Résolution de crime donc! Qui a tué la demi-soeur de Marlène?
Lancer de dé... GASP! c'est l'amie! Hein? Quoi, pourquoi?
On pensait plutôt que c'était le vieux flic qui avait commis un crime passionnel quand sa relation est tournée au vinaigre, ou alors le père parano qui avait peur de se faire emmerder pour des histoires de thunes.
Mais non, ce n'est pas cela du tout. On réfléchit, on se creuse la tête et tout à coup Zarina dit:
"Mais c'est une histoire d'héritage, ça expliquerait pourquoi elle avait volé l'acte de naissance de sa demi-soeur et qu'elle avait essayé d'empoisonner discrètement son père à l'hôpital!"
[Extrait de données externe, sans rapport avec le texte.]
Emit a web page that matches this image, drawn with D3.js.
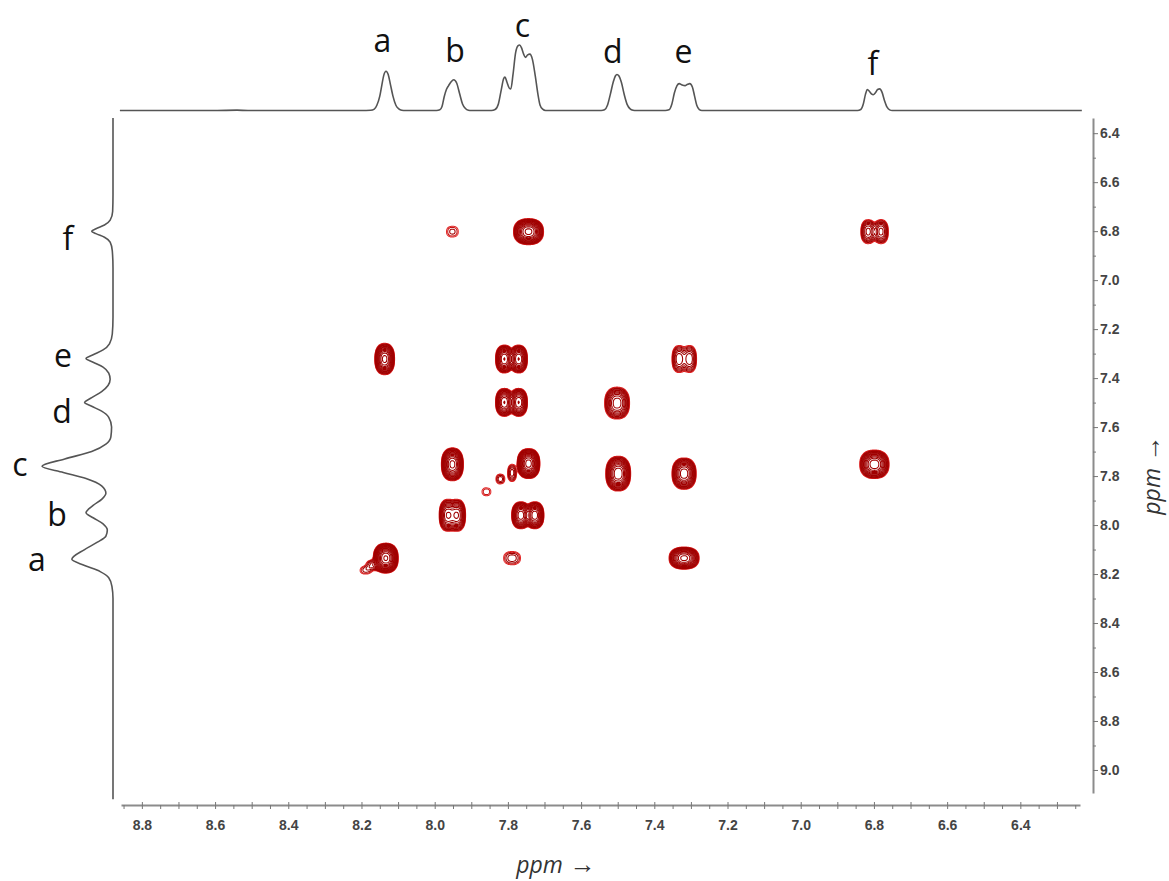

Mon dieu, mais c'est bien sûr! Une sordide histoire d'héritage...
Réflexion
Après coup, il y a quelques incohérences mineures dans l'histoire (pourquoi cette phrase: "C'est pour te protéger..." par exemple). Je ne pense pas que ça passerait pour un scénario béton si on en faisait un film. En revanche, ça passe à coup sûr pour une histoire passionnante avec des relations pas possible entre les personnages et c'est ça le point fort de ce jeu.
Il y a beaucoup de discussions entre joueurs: surtout quand il faut tout à coup improviser le lien entre deux personnages ou trouver une explication cohérente quand l'auteur d'un crime est déterminé par la grille. Parfois, on doit ajouter des détails à une scène passée afin que ça colle.
Il faut donc toujours être prêt à se débarrasser de ses préjugés: parce qu'on a forcément rapidement des hypothèses sur qui est le méchant, mais c'est rare que ce soit aussi simple. Il faut aussi en rester à des croquis de scènes. Si on applique tout de suite la couleur, on risque de se trouver avec un tableau final dépareillé.
Une très belle leçon de non-linéarité et de lâcher de contrôle.
Si vous avez des questions, n'hésitez surtout pas, je conçois que ceci peut paraître assez abstrait et peut-être même lacunaire.